> **Exercise**
Return only the lines between the line holding "Reproduce this chart with Plotly." and the line holding "showlegend=False))", the two boundary lines included, exactly as they appear.

> **Extracted entries**
====

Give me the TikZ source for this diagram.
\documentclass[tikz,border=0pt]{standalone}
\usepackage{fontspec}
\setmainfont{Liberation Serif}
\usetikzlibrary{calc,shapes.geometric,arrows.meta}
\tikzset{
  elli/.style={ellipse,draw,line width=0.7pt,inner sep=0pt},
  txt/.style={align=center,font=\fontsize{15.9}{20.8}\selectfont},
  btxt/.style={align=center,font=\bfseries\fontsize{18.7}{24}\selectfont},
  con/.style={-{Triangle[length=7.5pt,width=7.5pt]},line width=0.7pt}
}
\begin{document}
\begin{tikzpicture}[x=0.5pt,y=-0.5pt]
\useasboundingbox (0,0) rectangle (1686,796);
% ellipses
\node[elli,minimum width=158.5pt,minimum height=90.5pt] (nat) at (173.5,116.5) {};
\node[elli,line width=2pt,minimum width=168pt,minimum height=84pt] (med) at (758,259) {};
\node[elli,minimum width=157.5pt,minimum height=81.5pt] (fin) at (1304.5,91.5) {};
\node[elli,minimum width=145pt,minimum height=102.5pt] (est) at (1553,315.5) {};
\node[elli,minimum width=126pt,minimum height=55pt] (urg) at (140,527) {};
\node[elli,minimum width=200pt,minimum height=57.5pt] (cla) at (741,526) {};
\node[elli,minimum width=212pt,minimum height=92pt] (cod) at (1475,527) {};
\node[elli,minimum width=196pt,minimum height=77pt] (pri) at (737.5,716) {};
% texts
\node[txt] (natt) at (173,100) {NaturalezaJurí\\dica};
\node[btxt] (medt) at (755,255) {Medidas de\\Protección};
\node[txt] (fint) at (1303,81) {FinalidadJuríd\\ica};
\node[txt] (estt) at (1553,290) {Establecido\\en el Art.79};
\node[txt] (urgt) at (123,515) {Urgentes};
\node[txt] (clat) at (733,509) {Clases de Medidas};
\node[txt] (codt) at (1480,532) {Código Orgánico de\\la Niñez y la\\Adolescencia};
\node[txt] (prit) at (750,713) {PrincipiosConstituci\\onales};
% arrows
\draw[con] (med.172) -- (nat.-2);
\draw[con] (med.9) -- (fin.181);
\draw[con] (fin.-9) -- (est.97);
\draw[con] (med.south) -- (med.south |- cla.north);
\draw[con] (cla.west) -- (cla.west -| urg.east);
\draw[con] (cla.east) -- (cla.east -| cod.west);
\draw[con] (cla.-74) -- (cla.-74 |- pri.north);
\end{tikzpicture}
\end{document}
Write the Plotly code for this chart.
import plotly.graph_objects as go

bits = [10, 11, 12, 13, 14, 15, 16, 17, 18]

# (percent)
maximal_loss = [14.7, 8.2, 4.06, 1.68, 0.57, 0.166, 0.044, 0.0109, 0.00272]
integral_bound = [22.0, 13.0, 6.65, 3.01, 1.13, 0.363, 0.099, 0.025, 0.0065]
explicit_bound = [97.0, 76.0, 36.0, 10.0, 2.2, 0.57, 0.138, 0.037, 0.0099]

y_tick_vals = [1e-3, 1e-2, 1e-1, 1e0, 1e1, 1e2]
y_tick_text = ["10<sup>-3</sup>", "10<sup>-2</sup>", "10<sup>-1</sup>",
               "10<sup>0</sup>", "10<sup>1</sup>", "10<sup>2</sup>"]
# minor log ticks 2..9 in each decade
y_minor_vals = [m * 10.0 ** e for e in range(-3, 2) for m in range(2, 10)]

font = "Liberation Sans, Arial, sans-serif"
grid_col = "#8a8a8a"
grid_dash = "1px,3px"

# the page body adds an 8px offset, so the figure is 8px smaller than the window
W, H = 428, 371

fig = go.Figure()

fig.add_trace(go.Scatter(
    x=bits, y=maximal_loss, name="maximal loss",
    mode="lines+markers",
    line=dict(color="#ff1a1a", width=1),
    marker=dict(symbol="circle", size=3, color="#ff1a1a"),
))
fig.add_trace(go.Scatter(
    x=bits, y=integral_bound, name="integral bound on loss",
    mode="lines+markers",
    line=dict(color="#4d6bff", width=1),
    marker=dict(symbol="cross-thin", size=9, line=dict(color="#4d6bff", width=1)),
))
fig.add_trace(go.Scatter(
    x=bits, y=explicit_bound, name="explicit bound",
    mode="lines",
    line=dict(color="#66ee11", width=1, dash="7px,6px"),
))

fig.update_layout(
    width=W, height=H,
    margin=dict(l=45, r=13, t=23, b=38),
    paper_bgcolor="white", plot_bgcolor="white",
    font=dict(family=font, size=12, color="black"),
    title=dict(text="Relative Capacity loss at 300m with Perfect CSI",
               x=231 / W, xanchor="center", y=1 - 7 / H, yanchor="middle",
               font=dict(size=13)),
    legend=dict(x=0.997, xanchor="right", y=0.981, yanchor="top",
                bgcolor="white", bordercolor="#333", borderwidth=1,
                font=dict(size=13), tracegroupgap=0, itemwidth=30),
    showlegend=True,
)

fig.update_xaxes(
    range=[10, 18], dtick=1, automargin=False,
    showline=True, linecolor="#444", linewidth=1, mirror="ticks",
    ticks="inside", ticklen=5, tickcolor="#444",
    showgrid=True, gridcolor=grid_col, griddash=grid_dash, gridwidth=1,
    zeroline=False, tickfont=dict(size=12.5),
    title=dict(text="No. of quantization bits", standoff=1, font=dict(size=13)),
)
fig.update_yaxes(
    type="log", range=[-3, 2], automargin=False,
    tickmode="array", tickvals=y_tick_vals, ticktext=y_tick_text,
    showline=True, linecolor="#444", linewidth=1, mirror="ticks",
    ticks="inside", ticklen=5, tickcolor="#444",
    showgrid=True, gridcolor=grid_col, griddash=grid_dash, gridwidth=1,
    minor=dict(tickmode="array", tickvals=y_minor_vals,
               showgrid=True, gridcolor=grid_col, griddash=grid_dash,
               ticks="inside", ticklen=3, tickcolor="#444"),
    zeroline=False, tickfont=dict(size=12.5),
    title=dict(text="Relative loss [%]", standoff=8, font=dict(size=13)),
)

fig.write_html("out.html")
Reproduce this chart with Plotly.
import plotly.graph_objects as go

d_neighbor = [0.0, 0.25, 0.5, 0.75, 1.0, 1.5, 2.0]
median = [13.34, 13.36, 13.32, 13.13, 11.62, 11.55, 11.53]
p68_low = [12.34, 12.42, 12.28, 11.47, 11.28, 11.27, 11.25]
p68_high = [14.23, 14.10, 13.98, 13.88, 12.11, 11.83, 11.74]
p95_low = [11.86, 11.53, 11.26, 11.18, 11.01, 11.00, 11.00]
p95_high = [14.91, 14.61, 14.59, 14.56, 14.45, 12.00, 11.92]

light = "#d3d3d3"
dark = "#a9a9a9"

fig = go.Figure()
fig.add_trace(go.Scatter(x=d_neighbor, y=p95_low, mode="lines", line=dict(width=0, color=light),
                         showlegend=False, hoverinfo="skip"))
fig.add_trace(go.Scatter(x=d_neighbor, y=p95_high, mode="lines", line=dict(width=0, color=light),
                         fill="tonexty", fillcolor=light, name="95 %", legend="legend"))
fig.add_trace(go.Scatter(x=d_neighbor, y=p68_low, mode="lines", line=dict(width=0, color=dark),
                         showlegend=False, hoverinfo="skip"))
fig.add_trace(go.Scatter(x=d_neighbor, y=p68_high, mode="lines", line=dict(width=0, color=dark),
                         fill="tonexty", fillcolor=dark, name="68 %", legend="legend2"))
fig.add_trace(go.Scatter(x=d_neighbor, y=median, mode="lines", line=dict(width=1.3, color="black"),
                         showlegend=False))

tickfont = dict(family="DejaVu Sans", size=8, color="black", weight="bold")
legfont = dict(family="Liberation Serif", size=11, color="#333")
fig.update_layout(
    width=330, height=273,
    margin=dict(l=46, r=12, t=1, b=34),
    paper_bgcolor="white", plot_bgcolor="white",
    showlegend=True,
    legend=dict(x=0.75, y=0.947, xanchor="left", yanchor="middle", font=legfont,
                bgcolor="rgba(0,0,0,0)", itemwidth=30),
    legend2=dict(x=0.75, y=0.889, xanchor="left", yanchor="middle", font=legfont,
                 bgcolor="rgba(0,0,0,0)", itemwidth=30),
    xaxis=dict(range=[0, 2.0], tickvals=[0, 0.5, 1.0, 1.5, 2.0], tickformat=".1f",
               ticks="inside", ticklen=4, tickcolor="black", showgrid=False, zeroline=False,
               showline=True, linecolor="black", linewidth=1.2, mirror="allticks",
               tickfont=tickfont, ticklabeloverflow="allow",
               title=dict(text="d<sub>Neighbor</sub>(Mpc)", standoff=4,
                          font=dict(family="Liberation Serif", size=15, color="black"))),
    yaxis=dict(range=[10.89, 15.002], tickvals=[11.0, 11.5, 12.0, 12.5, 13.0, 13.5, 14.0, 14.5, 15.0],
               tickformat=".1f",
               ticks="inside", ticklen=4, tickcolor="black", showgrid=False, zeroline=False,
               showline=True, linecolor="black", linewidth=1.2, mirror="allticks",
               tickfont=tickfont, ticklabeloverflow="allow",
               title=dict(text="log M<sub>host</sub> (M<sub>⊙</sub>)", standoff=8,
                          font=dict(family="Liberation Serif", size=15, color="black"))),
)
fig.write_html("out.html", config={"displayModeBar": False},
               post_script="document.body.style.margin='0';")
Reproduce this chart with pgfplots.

====

> **Worked solution**
Reproduce this chart with Plotly.
import plotly.graph_objects as go

d_neighbor = [0.0, 0.25, 0.5, 0.75, 1.0, 1.5, 2.0]
median = [13.34, 13.36, 13.32, 13.13, 11.62, 11.55, 11.53]
p68_low = [12.34, 12.42, 12.28, 11.47, 11.28, 11.27, 11.25]
p68_high = [14.23, 14.10, 13.98, 13.88, 12.11, 11.83, 11.74]
p95_low = [11.86, 11.53, 11.26, 11.18, 11.01, 11.00, 11.00]
p95_high = [14.91, 14.61, 14.59, 14.56, 14.45, 12.00, 11.92]

light = "#d3d3d3"
dark = "#a9a9a9"

fig = go.Figure()
fig.add_trace(go.Scatter(x=d_neighbor, y=p95_low, mode="lines", line=dict(width=0, color=light),
                         showlegend=False, hoverinfo="skip"))
fig.add_trace(go.Scatter(x=d_neighbor, y=p95_high, mode="lines", line=dict(width=0, color=light),
                         fill="tonexty", fillcolor=light, name="95 %", legend="legend"))
fig.add_trace(go.Scatter(x=d_neighbor, y=p68_low, mode="lines", line=dict(width=0, color=dark),
                         showlegend=False, hoverinfo="skip"))
fig.add_trace(go.Scatter(x=d_neighbor, y=p68_high, mode="lines", line=dict(width=0, color=dark),
                         fill="tonexty", fillcolor=dark, name="68 %", legend="legend2"))
fig.add_trace(go.Scatter(x=d_neighbor, y=median, mode="lines", line=dict(width=1.3, color="black"),
                         showlegend=False))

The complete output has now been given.